Appare, così, un aspetto psicologico particolare dell’invidioso e del geloso, lo stravolgimento interiore. Il libro biblico dei Proverbi non esita a definire questo vizio come «una carie per le ossa» (14,30), mentre secoli dopo il grande Cervantes, nel suo Don Chisciotte, riconosceva che l’invidia è «un verme roditore» dell’anima e del corpo, «radice di mali infiniti». Invidiare è una maledizione e un tormento che non concede tregua e che avvelena l’esistenza. Non per nulla il profilo dell’invidioso è tradizionalmente contrassegnato dal volto livido, che segnala un tormento e un’agitazione interiore.

E dato che abbiamo lasciato ampio spazio alla letteratura in questa prima tappa della nostra descrizione dell’invidia, continueremo con un referente fondamentale per tutti i vizi, la Divina Commedia, che si nutre della dottrina morale cristiana. Dante la raffigura come una meretrice dagli occhi ruffiani e disonesti che s’aggira soprattutto nelle corti ma anche nelle città come Firenze, «piena di invidia» (Inferno VI, 50), ma anche in tutti noi perché «superbia, invidia e avarizia sono le tre faville c’hanno i cuori accesi» (VI, 74-75). Il girone che «sferza la colpa dell’invidia» è il secondo del Purgatorio (XIII, 38) ove sono di scena una nobildonna guelfa senese, Sapia, e un nobile ghibellino romagnolo, Guido del Duca.

Per il poeta questi invidiosi, coperti da un misero cilicio, subiscono una macabra punizione: hanno gli occhi cuciti con filo di ferro, per espiare gli sguardi cupidi e brucianti di gelosia e odio nei confronti del prossimo.
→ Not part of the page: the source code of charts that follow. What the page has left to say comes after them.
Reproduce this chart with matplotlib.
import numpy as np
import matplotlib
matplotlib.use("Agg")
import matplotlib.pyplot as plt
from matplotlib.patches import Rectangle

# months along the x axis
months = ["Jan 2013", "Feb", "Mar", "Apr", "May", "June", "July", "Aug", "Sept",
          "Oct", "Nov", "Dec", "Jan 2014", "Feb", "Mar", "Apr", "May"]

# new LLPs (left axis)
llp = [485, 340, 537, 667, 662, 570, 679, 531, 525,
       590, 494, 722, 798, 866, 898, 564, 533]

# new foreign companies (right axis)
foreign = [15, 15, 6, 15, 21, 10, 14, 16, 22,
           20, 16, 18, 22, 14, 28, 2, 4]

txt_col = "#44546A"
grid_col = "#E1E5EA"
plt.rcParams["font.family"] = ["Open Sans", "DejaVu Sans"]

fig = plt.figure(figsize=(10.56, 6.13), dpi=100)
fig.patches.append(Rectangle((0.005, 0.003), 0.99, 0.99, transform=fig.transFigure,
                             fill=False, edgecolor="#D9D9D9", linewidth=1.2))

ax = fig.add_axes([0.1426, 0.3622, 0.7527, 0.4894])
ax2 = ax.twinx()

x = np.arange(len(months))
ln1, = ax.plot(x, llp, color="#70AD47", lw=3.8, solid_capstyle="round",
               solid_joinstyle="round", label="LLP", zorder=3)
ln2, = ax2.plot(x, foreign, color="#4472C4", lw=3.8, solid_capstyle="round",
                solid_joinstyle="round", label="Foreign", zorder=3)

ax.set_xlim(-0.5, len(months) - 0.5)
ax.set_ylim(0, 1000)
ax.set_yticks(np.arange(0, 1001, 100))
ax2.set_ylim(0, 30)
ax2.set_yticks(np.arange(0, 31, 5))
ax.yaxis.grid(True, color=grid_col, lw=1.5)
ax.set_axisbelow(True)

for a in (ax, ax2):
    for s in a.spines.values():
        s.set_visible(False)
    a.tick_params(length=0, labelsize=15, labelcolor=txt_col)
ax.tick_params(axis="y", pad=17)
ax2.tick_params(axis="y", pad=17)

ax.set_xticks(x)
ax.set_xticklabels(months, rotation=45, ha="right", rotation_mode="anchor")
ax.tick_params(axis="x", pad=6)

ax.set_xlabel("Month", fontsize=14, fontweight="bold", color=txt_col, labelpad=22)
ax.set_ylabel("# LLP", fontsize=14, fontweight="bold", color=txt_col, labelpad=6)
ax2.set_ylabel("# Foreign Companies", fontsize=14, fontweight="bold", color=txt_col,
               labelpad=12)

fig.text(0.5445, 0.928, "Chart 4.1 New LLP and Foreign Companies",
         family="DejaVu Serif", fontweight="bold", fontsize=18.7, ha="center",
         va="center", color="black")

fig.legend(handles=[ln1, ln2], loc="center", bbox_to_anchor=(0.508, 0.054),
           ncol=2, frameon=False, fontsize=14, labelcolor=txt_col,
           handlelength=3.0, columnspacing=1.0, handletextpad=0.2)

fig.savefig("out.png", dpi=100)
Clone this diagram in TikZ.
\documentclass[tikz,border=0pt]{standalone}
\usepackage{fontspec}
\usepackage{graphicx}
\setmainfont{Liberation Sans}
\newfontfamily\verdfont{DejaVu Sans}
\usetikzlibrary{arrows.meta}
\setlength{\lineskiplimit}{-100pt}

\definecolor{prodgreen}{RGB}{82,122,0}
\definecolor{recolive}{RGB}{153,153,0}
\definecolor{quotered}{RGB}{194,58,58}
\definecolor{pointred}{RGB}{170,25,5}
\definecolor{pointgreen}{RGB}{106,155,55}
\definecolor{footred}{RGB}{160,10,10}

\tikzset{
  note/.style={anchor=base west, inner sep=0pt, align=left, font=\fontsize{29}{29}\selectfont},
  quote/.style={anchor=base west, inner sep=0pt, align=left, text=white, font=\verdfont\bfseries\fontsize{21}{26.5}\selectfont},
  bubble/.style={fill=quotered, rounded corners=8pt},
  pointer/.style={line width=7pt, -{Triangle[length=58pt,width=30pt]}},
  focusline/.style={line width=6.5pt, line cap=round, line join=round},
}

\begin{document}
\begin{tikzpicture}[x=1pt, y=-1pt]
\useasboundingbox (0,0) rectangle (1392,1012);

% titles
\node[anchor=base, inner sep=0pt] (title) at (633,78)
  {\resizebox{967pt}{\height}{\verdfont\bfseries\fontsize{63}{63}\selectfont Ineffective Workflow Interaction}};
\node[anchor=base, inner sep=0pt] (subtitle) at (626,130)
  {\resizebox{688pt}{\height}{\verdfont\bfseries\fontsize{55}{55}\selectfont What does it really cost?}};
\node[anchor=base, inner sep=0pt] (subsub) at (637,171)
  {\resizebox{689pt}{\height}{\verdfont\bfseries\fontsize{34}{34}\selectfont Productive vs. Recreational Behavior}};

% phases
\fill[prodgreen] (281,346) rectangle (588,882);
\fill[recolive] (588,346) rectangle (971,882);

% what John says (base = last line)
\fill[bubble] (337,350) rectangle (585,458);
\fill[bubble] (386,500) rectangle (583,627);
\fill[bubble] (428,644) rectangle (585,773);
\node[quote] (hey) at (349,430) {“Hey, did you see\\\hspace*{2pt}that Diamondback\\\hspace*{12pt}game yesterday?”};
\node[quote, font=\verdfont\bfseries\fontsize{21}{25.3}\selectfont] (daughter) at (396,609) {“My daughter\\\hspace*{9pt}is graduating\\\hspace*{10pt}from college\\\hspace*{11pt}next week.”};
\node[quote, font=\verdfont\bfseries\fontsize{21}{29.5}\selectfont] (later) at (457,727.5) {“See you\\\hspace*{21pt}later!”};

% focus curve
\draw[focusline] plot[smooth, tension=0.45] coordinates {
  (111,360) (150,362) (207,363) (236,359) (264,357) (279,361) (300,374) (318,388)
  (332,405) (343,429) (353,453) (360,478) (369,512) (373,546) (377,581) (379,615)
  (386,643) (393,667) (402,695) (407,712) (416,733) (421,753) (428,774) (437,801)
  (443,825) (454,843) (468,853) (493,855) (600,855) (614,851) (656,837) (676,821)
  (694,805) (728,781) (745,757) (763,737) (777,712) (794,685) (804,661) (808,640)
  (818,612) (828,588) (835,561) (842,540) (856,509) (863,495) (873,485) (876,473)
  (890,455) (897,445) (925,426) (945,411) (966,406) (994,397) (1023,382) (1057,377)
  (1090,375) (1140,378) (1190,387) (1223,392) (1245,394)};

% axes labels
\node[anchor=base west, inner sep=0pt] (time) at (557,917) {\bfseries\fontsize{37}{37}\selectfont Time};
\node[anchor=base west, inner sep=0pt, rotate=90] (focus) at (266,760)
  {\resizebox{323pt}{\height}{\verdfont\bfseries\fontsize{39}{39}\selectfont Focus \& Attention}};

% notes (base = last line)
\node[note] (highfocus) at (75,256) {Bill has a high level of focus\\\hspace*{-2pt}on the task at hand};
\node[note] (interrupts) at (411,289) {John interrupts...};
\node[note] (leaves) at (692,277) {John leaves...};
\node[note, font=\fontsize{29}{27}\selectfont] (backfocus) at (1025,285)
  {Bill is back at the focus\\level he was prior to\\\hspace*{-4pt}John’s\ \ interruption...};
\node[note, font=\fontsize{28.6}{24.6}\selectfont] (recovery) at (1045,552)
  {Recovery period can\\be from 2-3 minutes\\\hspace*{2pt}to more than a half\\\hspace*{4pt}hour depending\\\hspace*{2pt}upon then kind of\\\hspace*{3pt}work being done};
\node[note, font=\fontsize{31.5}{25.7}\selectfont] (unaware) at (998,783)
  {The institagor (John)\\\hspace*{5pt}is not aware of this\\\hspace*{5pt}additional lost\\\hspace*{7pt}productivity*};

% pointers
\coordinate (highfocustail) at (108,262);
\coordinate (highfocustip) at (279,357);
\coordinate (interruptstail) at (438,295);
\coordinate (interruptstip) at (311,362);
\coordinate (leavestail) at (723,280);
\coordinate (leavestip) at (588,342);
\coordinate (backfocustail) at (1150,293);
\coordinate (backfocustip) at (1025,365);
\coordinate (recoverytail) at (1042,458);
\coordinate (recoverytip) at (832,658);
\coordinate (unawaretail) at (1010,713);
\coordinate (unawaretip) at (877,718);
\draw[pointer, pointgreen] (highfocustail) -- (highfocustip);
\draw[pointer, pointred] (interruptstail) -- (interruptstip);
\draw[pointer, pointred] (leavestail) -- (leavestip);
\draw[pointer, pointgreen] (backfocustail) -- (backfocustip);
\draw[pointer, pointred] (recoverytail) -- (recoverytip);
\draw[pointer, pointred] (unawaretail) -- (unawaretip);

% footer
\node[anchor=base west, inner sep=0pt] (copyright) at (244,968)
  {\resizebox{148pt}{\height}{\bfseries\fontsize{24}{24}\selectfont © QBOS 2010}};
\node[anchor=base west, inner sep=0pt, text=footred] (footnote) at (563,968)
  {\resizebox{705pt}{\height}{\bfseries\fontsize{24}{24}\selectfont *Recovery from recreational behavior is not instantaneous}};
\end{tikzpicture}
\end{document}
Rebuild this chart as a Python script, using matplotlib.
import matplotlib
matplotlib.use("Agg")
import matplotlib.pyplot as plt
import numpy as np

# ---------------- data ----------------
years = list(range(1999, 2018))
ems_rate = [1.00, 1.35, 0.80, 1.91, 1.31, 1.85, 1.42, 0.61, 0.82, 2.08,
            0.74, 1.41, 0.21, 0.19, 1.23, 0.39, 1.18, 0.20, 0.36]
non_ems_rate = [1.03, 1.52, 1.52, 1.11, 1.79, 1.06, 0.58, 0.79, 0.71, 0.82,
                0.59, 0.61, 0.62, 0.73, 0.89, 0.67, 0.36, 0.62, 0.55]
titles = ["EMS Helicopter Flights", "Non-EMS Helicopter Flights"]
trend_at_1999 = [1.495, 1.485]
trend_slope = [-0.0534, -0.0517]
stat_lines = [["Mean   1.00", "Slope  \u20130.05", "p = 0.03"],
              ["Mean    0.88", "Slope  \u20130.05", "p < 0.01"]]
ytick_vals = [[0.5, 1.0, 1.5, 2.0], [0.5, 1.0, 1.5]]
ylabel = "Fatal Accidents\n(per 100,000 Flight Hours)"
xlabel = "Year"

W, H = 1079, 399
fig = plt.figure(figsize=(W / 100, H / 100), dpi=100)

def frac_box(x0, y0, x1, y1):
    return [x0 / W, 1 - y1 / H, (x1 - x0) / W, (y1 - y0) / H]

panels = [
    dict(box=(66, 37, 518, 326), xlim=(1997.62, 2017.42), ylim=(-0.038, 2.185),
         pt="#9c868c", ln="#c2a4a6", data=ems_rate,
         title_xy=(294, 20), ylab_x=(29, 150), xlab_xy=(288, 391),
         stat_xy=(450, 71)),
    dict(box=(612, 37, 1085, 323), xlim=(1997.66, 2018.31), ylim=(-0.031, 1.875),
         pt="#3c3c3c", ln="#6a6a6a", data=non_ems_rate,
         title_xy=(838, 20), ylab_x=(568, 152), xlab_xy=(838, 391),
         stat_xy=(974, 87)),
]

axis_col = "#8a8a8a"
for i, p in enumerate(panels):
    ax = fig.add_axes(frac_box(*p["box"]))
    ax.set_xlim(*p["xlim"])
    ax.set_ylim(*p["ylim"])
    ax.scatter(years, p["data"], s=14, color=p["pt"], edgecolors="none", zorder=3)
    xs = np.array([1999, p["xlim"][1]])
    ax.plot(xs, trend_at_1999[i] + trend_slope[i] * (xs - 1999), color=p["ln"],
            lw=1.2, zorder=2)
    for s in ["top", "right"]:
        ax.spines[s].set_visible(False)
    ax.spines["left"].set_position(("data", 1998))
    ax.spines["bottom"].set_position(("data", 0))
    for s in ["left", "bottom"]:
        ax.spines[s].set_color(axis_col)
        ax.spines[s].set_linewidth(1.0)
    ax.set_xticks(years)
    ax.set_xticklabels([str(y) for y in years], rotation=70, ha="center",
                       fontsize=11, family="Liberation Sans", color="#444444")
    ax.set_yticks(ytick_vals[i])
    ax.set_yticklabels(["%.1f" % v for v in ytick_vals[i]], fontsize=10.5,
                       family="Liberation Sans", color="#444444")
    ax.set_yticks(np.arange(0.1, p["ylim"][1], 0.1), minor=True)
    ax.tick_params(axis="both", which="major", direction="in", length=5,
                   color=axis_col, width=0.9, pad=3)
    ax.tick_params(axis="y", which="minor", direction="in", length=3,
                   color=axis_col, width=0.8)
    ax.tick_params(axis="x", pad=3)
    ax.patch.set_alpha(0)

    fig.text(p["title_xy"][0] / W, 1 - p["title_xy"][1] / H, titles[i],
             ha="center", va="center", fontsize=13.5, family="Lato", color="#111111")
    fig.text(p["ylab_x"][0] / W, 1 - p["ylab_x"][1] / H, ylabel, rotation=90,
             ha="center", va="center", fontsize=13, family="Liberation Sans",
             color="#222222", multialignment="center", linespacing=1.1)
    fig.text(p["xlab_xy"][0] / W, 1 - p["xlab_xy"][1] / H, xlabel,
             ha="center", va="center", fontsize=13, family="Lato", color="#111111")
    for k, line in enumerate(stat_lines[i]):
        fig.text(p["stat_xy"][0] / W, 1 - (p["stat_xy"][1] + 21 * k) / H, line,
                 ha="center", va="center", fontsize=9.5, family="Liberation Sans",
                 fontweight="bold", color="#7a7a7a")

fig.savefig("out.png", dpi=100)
Dante, per contrapposizione, riserverà a loro, nel canto XV del Purgatorio, un dialogo meditativo sull’amore che è la virtù opposta sia all’invidia sia all’ira, il vizio che occuperà il successivo girone dantesco e che noi abbiamo già considerato nelle precedenti puntate del nostro esame dei vizi capitali. In sintesi, col filosofo Baruch Spinoza nella sua Etica (1677) possiamo definire l’invidia come «quella disposizione che induce l’uomo a godere del male altrui e a rattristarsi dell’altrui bene».